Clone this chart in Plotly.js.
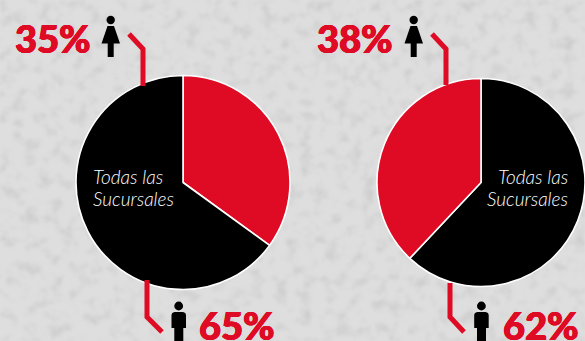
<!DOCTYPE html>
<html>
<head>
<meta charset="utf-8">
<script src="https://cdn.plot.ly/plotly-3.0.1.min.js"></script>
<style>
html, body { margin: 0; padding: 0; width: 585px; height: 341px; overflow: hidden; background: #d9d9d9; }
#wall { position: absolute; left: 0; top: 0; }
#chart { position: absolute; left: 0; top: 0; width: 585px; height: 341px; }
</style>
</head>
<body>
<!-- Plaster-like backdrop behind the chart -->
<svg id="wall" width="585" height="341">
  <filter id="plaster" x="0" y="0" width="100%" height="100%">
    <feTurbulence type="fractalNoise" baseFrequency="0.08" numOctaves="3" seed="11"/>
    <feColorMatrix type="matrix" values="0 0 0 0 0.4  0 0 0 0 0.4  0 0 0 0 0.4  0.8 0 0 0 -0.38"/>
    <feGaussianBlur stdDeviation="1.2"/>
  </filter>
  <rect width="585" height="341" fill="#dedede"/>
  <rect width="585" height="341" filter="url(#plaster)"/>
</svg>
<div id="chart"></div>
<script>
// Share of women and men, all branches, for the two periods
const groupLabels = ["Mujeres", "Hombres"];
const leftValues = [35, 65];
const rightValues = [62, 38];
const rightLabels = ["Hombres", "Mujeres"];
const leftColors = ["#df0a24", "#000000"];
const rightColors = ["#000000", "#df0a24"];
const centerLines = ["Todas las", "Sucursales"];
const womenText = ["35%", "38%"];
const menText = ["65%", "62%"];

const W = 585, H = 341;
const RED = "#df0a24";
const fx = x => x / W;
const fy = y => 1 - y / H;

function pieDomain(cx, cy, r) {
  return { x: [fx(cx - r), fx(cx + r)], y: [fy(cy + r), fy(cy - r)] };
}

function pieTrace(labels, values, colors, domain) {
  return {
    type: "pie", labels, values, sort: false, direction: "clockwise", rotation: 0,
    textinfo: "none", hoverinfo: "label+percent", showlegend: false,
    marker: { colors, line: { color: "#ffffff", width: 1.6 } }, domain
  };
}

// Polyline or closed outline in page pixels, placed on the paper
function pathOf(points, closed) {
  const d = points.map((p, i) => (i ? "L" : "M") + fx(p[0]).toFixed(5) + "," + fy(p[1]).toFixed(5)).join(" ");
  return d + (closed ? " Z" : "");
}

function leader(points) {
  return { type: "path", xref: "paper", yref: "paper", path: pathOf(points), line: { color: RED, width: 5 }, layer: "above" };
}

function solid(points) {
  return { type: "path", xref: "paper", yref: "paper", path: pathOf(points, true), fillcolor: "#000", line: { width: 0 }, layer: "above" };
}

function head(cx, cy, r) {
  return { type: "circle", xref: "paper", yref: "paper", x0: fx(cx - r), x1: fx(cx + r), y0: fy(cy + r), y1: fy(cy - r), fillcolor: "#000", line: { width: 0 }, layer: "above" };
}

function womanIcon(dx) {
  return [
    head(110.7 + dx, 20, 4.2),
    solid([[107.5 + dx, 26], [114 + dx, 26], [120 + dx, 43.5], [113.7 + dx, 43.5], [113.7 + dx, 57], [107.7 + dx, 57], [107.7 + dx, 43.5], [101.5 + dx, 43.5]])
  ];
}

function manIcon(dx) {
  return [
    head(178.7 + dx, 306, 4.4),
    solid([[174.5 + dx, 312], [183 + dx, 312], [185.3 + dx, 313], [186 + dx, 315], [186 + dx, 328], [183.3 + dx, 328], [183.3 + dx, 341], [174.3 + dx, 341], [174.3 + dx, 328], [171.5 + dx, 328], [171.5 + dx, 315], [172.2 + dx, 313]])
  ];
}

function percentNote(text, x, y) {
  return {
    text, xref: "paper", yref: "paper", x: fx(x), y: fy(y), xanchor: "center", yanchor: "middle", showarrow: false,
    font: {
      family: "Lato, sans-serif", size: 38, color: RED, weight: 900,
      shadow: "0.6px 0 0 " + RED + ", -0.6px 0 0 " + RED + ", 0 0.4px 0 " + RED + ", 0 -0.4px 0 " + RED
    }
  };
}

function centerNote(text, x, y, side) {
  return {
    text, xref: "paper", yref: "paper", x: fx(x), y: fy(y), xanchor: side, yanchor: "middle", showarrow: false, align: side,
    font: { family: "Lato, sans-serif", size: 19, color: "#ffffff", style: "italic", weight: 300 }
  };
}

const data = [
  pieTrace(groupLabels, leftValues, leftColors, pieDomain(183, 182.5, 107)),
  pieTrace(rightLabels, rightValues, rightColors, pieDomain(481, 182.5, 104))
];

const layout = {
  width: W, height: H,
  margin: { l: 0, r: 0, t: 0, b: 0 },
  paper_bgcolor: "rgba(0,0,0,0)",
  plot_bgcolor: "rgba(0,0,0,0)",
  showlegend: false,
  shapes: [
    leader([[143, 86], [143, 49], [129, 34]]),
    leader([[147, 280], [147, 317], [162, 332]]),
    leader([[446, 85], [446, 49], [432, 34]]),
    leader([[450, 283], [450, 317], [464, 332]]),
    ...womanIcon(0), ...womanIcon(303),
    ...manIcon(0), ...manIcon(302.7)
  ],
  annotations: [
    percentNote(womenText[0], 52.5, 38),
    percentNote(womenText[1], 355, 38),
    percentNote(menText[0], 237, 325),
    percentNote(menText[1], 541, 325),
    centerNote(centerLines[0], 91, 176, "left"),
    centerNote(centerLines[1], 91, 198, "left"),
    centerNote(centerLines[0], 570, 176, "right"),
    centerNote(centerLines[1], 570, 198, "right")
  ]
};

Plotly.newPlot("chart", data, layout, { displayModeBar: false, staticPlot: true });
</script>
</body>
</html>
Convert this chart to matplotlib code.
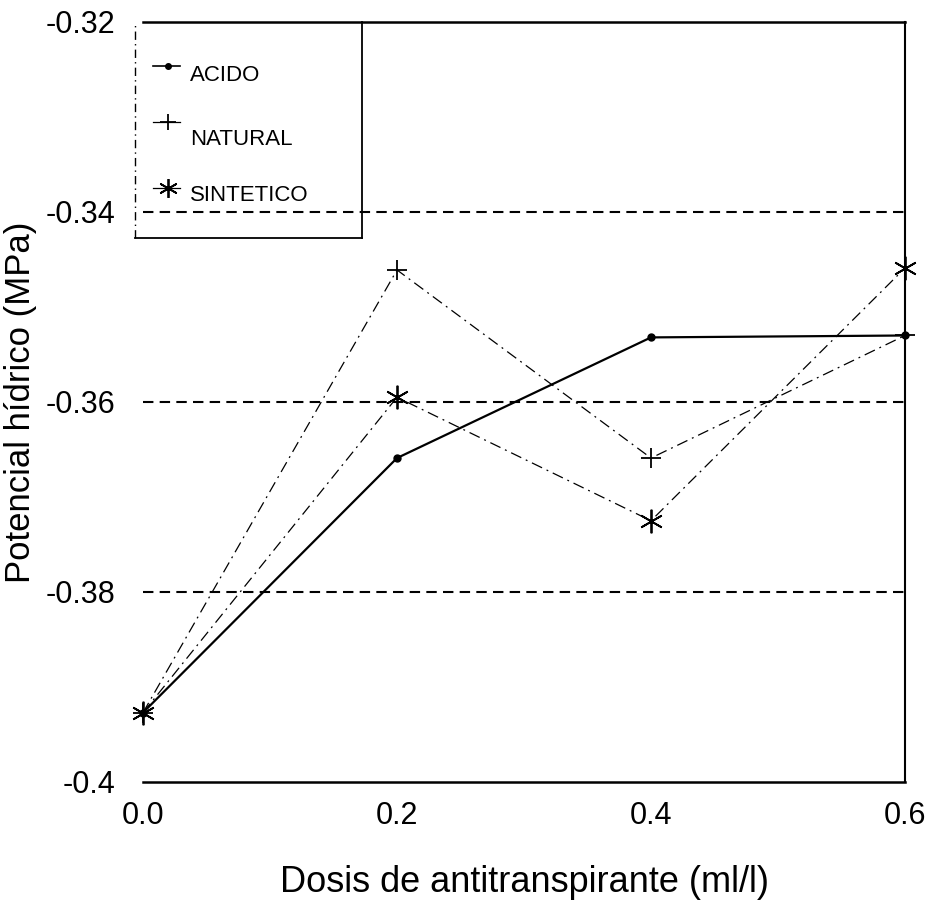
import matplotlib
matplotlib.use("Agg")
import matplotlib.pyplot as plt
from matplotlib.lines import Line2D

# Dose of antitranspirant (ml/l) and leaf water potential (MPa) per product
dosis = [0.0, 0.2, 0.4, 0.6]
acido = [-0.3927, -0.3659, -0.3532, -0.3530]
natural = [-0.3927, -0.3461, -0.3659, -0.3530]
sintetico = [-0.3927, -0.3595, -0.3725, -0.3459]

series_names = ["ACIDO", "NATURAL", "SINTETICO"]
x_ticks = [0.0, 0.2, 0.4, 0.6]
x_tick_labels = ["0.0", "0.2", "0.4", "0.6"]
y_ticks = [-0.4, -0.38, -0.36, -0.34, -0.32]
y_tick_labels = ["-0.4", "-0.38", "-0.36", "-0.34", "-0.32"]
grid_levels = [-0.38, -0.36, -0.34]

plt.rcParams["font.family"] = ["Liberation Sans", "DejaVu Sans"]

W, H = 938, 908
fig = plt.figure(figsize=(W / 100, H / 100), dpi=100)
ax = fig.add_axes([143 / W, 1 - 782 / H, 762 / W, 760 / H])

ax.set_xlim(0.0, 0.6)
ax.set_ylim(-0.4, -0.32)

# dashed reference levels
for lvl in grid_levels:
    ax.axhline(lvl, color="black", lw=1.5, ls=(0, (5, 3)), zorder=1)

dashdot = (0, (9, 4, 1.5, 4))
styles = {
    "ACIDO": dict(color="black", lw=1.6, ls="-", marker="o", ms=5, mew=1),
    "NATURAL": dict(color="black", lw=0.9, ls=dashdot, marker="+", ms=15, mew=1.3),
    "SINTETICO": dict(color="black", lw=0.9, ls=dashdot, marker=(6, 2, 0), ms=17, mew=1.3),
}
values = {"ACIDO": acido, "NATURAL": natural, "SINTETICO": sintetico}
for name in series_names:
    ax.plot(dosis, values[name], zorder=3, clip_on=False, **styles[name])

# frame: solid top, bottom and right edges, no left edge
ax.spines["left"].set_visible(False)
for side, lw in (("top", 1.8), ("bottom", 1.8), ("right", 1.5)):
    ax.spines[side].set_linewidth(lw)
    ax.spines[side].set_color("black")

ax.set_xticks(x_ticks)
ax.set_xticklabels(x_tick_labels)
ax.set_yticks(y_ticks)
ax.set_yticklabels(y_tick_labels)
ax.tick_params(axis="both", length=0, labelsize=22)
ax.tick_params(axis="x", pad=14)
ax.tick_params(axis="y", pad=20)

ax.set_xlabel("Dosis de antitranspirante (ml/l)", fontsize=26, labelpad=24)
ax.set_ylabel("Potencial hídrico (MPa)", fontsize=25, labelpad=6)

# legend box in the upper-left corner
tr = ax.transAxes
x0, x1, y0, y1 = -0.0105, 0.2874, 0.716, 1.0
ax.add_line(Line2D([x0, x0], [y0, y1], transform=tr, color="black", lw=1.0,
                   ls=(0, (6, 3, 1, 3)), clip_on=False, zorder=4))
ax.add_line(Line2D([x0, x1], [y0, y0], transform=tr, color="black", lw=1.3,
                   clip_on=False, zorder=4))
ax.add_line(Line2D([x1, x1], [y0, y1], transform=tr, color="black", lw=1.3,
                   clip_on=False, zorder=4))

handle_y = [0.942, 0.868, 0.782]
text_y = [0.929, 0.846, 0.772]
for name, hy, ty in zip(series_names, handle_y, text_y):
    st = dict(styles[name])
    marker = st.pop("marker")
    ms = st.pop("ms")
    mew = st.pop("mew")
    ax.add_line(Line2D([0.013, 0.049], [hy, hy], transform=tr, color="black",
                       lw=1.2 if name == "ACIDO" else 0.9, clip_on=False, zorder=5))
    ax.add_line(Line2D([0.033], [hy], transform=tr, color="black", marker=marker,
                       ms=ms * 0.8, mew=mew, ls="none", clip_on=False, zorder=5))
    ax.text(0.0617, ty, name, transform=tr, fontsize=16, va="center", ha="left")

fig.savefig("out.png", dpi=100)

□ □ □

SHORT TASK
Of the lines above, quote exactly those from the one with "Convert this chart to matplotlib code." through the one with "ax = fig.add_axes([143", ends included; pictures stay out.

WRITTEN SOLUTION
Convert this chart to matplotlib code.
import matplotlib
matplotlib.use("Agg")
import matplotlib.pyplot as plt
from matplotlib.lines import Line2D

# Dose of antitranspirant (ml/l) and leaf water potential (MPa) per product
dosis = [0.0, 0.2, 0.4, 0.6]
acido = [-0.3927, -0.3659, -0.3532, -0.3530]
natural = [-0.3927, -0.3461, -0.3659, -0.3530]
sintetico = [-0.3927, -0.3595, -0.3725, -0.3459]

series_names = ["ACIDO", "NATURAL", "SINTETICO"]
x_ticks = [0.0, 0.2, 0.4, 0.6]
x_tick_labels = ["0.0", "0.2", "0.4", "0.6"]
y_ticks = [-0.4, -0.38, -0.36, -0.34, -0.32]
y_tick_labels = ["-0.4", "-0.38", "-0.36", "-0.34", "-0.32"]
grid_levels = [-0.38, -0.36, -0.34]

plt.rcParams["font.family"] = ["Liberation Sans", "DejaVu Sans"]

W, H = 938, 908
fig = plt.figure(figsize=(W / 100, H / 100), dpi=100)
ax = fig.add_axes([143 / W, 1 - 782 / H, 762 / W, 760 / H])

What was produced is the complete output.